Is the MQM ever likely to succeed beyond Karachi’s precincts in order to become a real national political force, and move away from its tag of a perpetual king-maker? The short answer is: it has all the makings. It seems though that some structural corrections will be required. One, Altaf Hussain’s stranglehold, and an ethnicity driven reminder of the party’s make-up must now give way to a more national outlook with one of the more contemporary MQM politicians giving it greater appeal beyond Karachi and its adjunct, Hyderabad. Two, even at the cost of ceding some tactical space in Karachi, the MQM must organise itself more robustly in other provinces. The inherent rule in any offensive is a natural dilution in defence at the home base; but for success to accrue the offensive must be wholehearted and committed. It generally will then become the tipping point. Else, the MQM will remain only a Karachi-based party and a king-maker at best. Does the party feel secure enough to venture beyond Karachi and dilute its influence in Karachi permitting coexistence remains the moot point. Karachi’s current predicament lies in this basic formulation as indeed the answer to these predicaments.
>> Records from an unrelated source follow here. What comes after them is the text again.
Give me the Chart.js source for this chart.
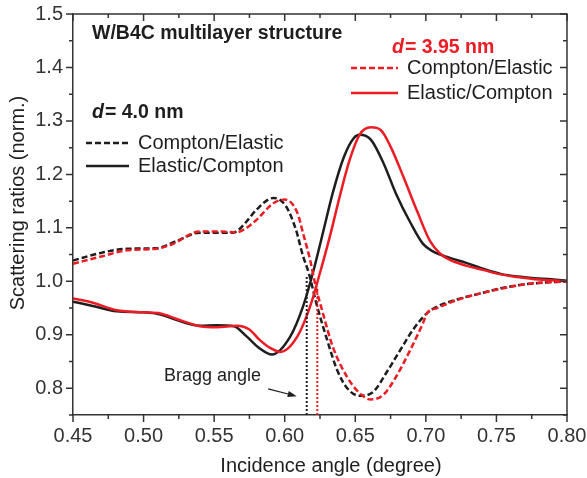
<!DOCTYPE html>
<html>
<head>
<meta charset="utf-8">
<script src="https://cdn.jsdelivr.net/npm/chart.js@4.4.1/dist/chart.umd.min.js"></script>
<style>
    html, body { margin: 0; padding: 0; background: #ffffff; }
    #wrap { width: 587px; height: 478px; position: relative; }
</style>
</head>
<body>
<div id="wrap"><canvas id="chart"></canvas></div>
<script>
// d = 4.0 nm (black)
const elasticAngles40 = [0.45, 0.464, 0.481, 0.50, 0.512, 0.523, 0.54, 0.552, 0.564, 0.573, 0.582, 0.591, 0.604, 0.613, 0.620, 0.627, 0.634, 0.642, 0.649, 0.653, 0.661, 0.670, 0.679, 0.689, 0.698, 0.705, 0.717, 0.729, 0.741, 0.753, 0.765, 0.777, 0.789, 0.80];
const elasticRatio40 = [0.962, 0.954, 0.944, 0.942, 0.938, 0.928, 0.917, 0.918, 0.916, 0.897, 0.875, 0.863, 0.897, 0.953, 1.016, 1.090, 1.165, 1.233, 1.268, 1.274, 1.265, 1.221, 1.163, 1.110, 1.070, 1.056, 1.044, 1.034, 1.023, 1.014, 1.009, 1.006, 1.004, 1.001];
const comptonAngles40 = [0.45, 0.471, 0.488, 0.509, 0.523, 0.54, 0.554, 0.5635, 0.568, 0.573, 0.58, 0.592, 0.601, 0.608, 0.613, 0.617, 0.623, 0.630, 0.637, 0.644, 0.653, 0.663, 0.672, 0.682, 0.691, 0.701, 0.706, 0.722, 0.738, 0.753, 0.769, 0.785, 0.80];
const comptonRatio40 = [1.039, 1.054, 1.061, 1.062, 1.075, 1.091, 1.091, 1.091, 1.098, 1.112, 1.134, 1.156, 1.140, 1.096, 1.047, 1.016, 0.953, 0.891, 0.835, 0.801, 0.786, 0.794, 0.829, 0.872, 0.910, 0.941, 0.950, 0.966, 0.977, 0.987, 0.994, 0.998, 1.0];

// d = 3.95 nm (red)
const elasticAngles395 = [0.45, 0.464, 0.481, 0.50, 0.512, 0.523, 0.54, 0.552, 0.566, 0.575, 0.582, 0.590, 0.597, 0.609, 0.618, 0.625, 0.632, 0.639, 0.646, 0.653, 0.661, 0.668, 0.675, 0.684, 0.694, 0.703, 0.71, 0.717, 0.729, 0.741, 0.753, 0.765, 0.777, 0.789, 0.80];
const elasticRatio395 = [0.968, 0.960, 0.946, 0.942, 0.940, 0.930, 0.916, 0.914, 0.917, 0.910, 0.891, 0.875, 0.868, 0.897, 0.953, 1.016, 1.084, 1.159, 1.227, 1.274, 1.288, 1.283, 1.252, 1.196, 1.130, 1.075, 1.052, 1.040, 1.029, 1.021, 1.013, 1.008, 1.004, 1.002, 1.0];
const comptonAngles395 = [0.45, 0.471, 0.488, 0.509, 0.519, 0.54, 0.554, 0.566, 0.573, 0.58, 0.592, 0.60, 0.609, 0.613, 0.618, 0.622, 0.627, 0.634, 0.644, 0.653, 0.661, 0.67, 0.679, 0.689, 0.698, 0.701, 0.708, 0.722, 0.738, 0.753, 0.769, 0.785, 0.80];
const comptonRatio395 = [1.033, 1.047, 1.058, 1.061, 1.068, 1.093, 1.093, 1.092, 1.100, 1.115, 1.146, 1.153, 1.128, 1.090, 1.040, 0.990, 0.941, 0.878, 0.822, 0.791, 0.779, 0.788, 0.822, 0.872, 0.922, 0.941, 0.950, 0.965, 0.977, 0.986, 0.994, 0.998, 1.0];

// Bragg angle markers: [d=4.0, d=3.95]
const braggAngles = [0.6156, 0.6231];
const braggTops = [1.012, 0.990];

const BLACK = "#1e1e1e";
const RED = "#ec1c24";
const AXIS = "#333333";
const FONT = "'Liberation Sans', Arial, sans-serif";

const pts = (xs, ys) => xs.map((x, i) => ({ x, y: ys[i] }));

function curve(xs, ys, color, dash) {
    return {
        data: pts(xs, ys),
        borderColor: color,
        borderWidth: 2.5,
        borderDash: dash,
        pointRadius: 0,
        fill: false,
        cubicInterpolationMode: "monotone",
    };
}

function braggLine(i, color) {
    return {
        data: [{ x: braggAngles[i], y: 0.75 }, { x: braggAngles[i], y: braggTops[i] }],
        borderColor: color,
        borderWidth: 2,
        borderDash: [2, 2],
        pointRadius: 0,
        fill: false,
    };
}

// keep the plot box where the reference has it
function noScalePadding(s) {
    s.paddingLeft = 0;
    s.paddingRight = 0;
    s.paddingTop = 0;
    s.paddingBottom = 0;
}

const decorations = {
    id: "decorations",
    afterDraw(chart) {
        const { ctx, chartArea: a, scales } = chart;
        const x = scales.x;
        const y = scales.y;
        ctx.save();

        // top/right frame
        ctx.strokeStyle = AXIS;
        ctx.lineWidth = 1.5;
        ctx.beginPath();
        ctx.moveTo(a.left, a.top);
        ctx.lineTo(a.right, a.top);
        ctx.lineTo(a.right, a.bottom);
        ctx.stroke();

        // ticks: out on bottom/left, in on top/right
        ctx.beginPath();
        for (let i = 0; i <= 14; i++) {
            const px = x.getPixelForValue(0.45 + i * 0.025);
            const len = i % 2 === 0 ? 7 : 4;
            ctx.moveTo(px, a.bottom);
            ctx.lineTo(px, a.bottom + len);
            ctx.moveTo(px, a.top);
            ctx.lineTo(px, a.top + len);
        }
        for (let i = 0; i <= 15; i++) {
            const py = y.getPixelForValue(0.75 + i * 0.05);
            const len = i % 2 === 1 ? 7 : 4;
            ctx.moveTo(a.left - len, py);
            ctx.lineTo(a.left, py);
            ctx.moveTo(a.right - len, py);
            ctx.lineTo(a.right, py);
        }
        ctx.stroke();

        // axis titles
        ctx.fillStyle = BLACK;
        ctx.font = "20px " + FONT;
        ctx.textAlign = "center";
        ctx.textBaseline = "middle";
        ctx.fillText("Incidence angle (degree)", 331, 466);
        ctx.save();
        ctx.translate(18, 203);
        ctx.rotate(-Math.PI / 2);
        ctx.fillText("Scattering ratios (norm.)", 0, 0);
        ctx.restore();

        // header + legends
        ctx.textAlign = "left";
        ctx.font = "bold 19.5px " + FONT;
        ctx.fillText("W/B4C multilayer structure", 92, 34);

        const dLabel = (x0, yy, rest, color) => {
            ctx.fillStyle = color;
            ctx.font = "italic bold 19.5px " + FONT;
            ctx.fillText("d", x0, yy);
            const w = ctx.measureText("d").width;
            ctx.font = "bold 19.5px " + FONT;
            ctx.fillText(rest, x0 + w + 1, yy);
        };
        dLabel(92, 113, "= 4.0 nm", BLACK);
        dLabel(392, 48, "= 3.95 nm", RED);

        const legendRow = (x0, x1, yy, color, dash, text) => {
            ctx.strokeStyle = color;
            ctx.lineWidth = 2.5;
            ctx.setLineDash(dash);
            ctx.beginPath();
            ctx.moveTo(x0, yy);
            ctx.lineTo(x1, yy);
            ctx.stroke();
            ctx.setLineDash([]);
            ctx.fillStyle = BLACK;
            ctx.font = "20px " + FONT;
            ctx.fillText(text, x1 + 9, yy);
        };
        legendRow(86, 129, 143, BLACK, [6, 3], "Compton/Elastic");
        legendRow(86, 129, 166, BLACK, [], "Elastic/Compton");
        legendRow(351, 398, 68, RED, [6, 3], "Compton/Elastic");
        legendRow(351, 398, 93, RED, [], "Elastic/Compton");

        // Bragg angle note + arrow
        ctx.fillStyle = BLACK;
        ctx.font = "18px " + FONT;
        ctx.fillText("Bragg angle", 164, 376);
        const ax0 = x.getPixelForValue(0.5883), ay0 = y.getPixelForValue(0.799);
        const ax1 = x.getPixelForValue(0.6085), ay1 = y.getPixelForValue(0.785);
        const ang = Math.atan2(ay1 - ay0, ax1 - ax0);
        ctx.strokeStyle = BLACK;
        ctx.lineWidth = 1.2;
        ctx.beginPath();
        ctx.moveTo(ax0, ay0);
        ctx.lineTo(ax1 - 6 * Math.cos(ang), ay1 - 6 * Math.sin(ang));
        ctx.stroke();
        ctx.beginPath();
        ctx.moveTo(ax1, ay1);
        ctx.lineTo(ax1 - 9 * Math.cos(ang) + 3 * Math.sin(ang), ay1 - 9 * Math.sin(ang) - 3 * Math.cos(ang));
        ctx.lineTo(ax1 - 9 * Math.cos(ang) - 3 * Math.sin(ang), ay1 - 9 * Math.sin(ang) + 3 * Math.cos(ang));
        ctx.closePath();
        ctx.fill();

        ctx.restore();
    },
};

new Chart(document.getElementById("chart"), {
    type: "line",
    data: {
        datasets: [
            braggLine(1, RED),
            braggLine(0, BLACK),
            curve(comptonAngles395, comptonRatio395, RED, [6, 3]),
            curve(elasticAngles395, elasticRatio395, RED, []),
            curve(comptonAngles40, comptonRatio40, BLACK, [6, 3]),
            curve(elasticAngles40, elasticRatio40, BLACK, []),
        ],
    },
    options: {
        responsive: true,
        maintainAspectRatio: false,
        animation: false,
        layout: { padding: { top: 14, right: 20, left: 0, bottom: 0 } },
        plugins: {
            legend: { display: false },
            tooltip: { enabled: false },
        },
        scales: {
            x: {
                type: "linear",
                min: 0.45,
                max: 0.80,
                afterFit: (s) => { s.height = 63; noScalePadding(s); },
                ticks: {
                    stepSize: 0.05,
                    padding: 9,
                    color: AXIS,
                    font: { family: FONT, size: 20 },
                    callback: (v) => v.toFixed(2),
                },
                grid: { display: false, drawTicks: false },
                border: { color: AXIS, width: 1.5 },
            },
            y: {
                type: "linear",
                min: 0.75,
                max: 1.5,
                afterFit: (s) => { s.width = 73; noScalePadding(s); },
                ticks: {
                    stepSize: 0.1,
                    padding: 10,
                    color: AXIS,
                    font: { family: FONT, size: 20 },
                    callback: (v) => Math.abs(v * 10 - Math.round(v * 10)) < 1e-6 ? v.toFixed(1) : "",
                },
                grid: { display: false, drawTicks: false },
                border: { color: AXIS, width: 1.5 },
            },
        },
    },
    plugins: [decorations],
});
</script>
</body>
</html>
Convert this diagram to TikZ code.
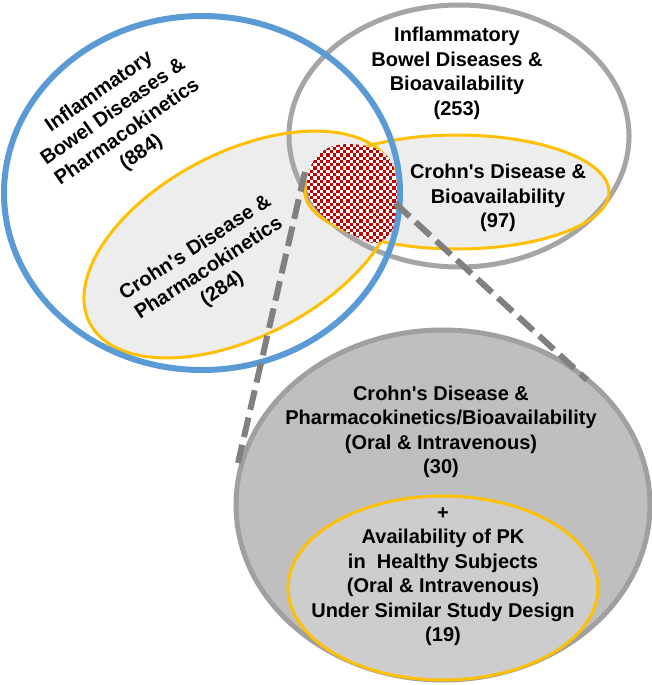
\documentclass[tikz,border=0pt]{standalone}
\usepackage{fontspec}
\setmainfont{Liberation Sans}
\definecolor{bluec}{RGB}{91,155,213}
\definecolor{yellowc}{RGB}{255,192,0}
\definecolor{grayring}{RGB}{165,165,165}
\definecolor{lightfill}{RGB}{237,237,237}
\definecolor{bigfill}{RGB}{191,191,191}
\definecolor{bigborder}{RGB}{160,160,160}
\definecolor{innerfill}{RGB}{205,205,205}
\definecolor{dashc}{RGB}{128,128,128}
\definecolor{checkred}{RGB}{192,0,0}
\begin{document}
\begin{tikzpicture}[x=1pt,y=-1pt,
  lbl/.style={font=\fontsize{20}{24.5}\selectfont\bfseries, align=center, inner sep=0pt},
  yring/.style={draw=yellowc, line width=3pt},
  dashconn/.style={draw=dashc, line width=6pt, dash pattern=on 20pt off 8pt}]
\useasboundingbox (0,0) rectangle (652,685);
% coordinates
\coordinate (cl) at (241,244.5);
\coordinate (cr) at (457,192);
\coordinate (cg) at (459,136);
\coordinate (cb) at (202,193);
\coordinate (cbig) at (443,505);
\coordinate (cin) at (443,588);
% yellow fills
\fill[lightfill, rotate around={27.5:(cl)}] (cl) ellipse [x radius=170.4pt, y radius=92.1pt];
\fill[lightfill] (cr) ellipse [x radius=152pt, y radius=57pt];
% gray ring
\draw[grayring, line width=5pt] (cg) ellipse [x radius=170pt, y radius=131pt];
% yellow borders
\draw[yring, rotate around={27.5:(cl)}] (cl) ellipse [x radius=170.4pt, y radius=92.1pt];
\draw[yring] (cr) ellipse [x radius=152pt, y radius=57pt];
% checker overlap
\begin{scope}
\clip plot[smooth cycle, tension=0.6] coordinates {(307,180) (314,160) (328,148) (347,144) (366,146) (381,151) (392,163) (397,185) (398,207) (394,226) (386,238) (374,243) (357,237) (336,226) (318,211) (309,196)};
\fill[white] (300,140) rectangle (402,250);
\foreach \i in {0,...,15}{
  \foreach \j in {0,...,16}{
    \fill[checkred] ({300+6.6*\i},{140+6.6*\j}) rectangle ++(3.3,3.3);
    \fill[checkred] ({303.3+6.6*\i},{143.3+6.6*\j}) rectangle ++(3.3,3.3);
  }
}
\end{scope}
% blue ring
\draw[bluec, line width=6pt] (cb) ellipse [x radius=198pt, y radius=177pt];
% big circle
\draw[fill=bigfill, draw=bigborder, line width=5pt] (cbig) ellipse [x radius=207pt, y radius=175pt];
\draw[fill=innerfill, yring] (cin) ellipse [x radius=155pt, y radius=92pt];
% dashed connectors
\coordinate (d1a) at (305,172);
\coordinate (d1b) at (238,463);
\coordinate (d2a) at (395,203);
\coordinate (d2b) at (587,380);
\draw[dashconn] (d1a) -- (d1b);
\draw[dashconn] (d2a) -- (d2b);
% labels
\node[lbl, rotate=35] (t1) at (120.5,122.5) {Inflammatory\\Bowel Diseases \&\\Pharmacokinetics\\(884)};
\node[lbl] (t2) at (457,73.5) {Inflammatory\\Bowel Diseases \&\\Bioavailability\\(253)};
\node[lbl, rotate=33] (t3) at (209,269) {Crohn\textquotesingle s Disease \&\\Pharmacokinetics\\(284)};
\node[lbl] (t4) at (498,198) {Crohn\textquotesingle s Disease \&\\Bioavailability\\(97)};
\node[lbl] (t5) at (441,432) {Crohn\textquotesingle s Disease \&\\Pharmacokinetics/Bioavailability\\(Oral \& Intravenous)\\(30)};
\node[lbl] (t6) at (443,576.5) {+\\Availability of PK\\in\ \ Healthy Subjects\\ (Oral \& Intravenous)\\Under Similar Study Design\\(19)};
\end{tikzpicture}
\end{document}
It is almost imperative for national political health to permit the MQM beyond Karachi and encourage it to don more national colours. The flip-side is the Masada complex, which only spells disaster. With its fascist history and dictatorial hold over Karachi and the Urdu speaking Muhajir community of Karachi and Hyderabad, the MQM is more likely to continue to seek favour and space, plainly blackmail advantage for itself. When any entity, the PPP and the ANP in current times, will contest such stranglehold, the consequence will be a burning and bleeding Karachi. As much as it remains the test of MQM’s maturity as a political force, it also is a test of accepting the MQM as a growing political entity at the national level. The price else will be too enormous to bear.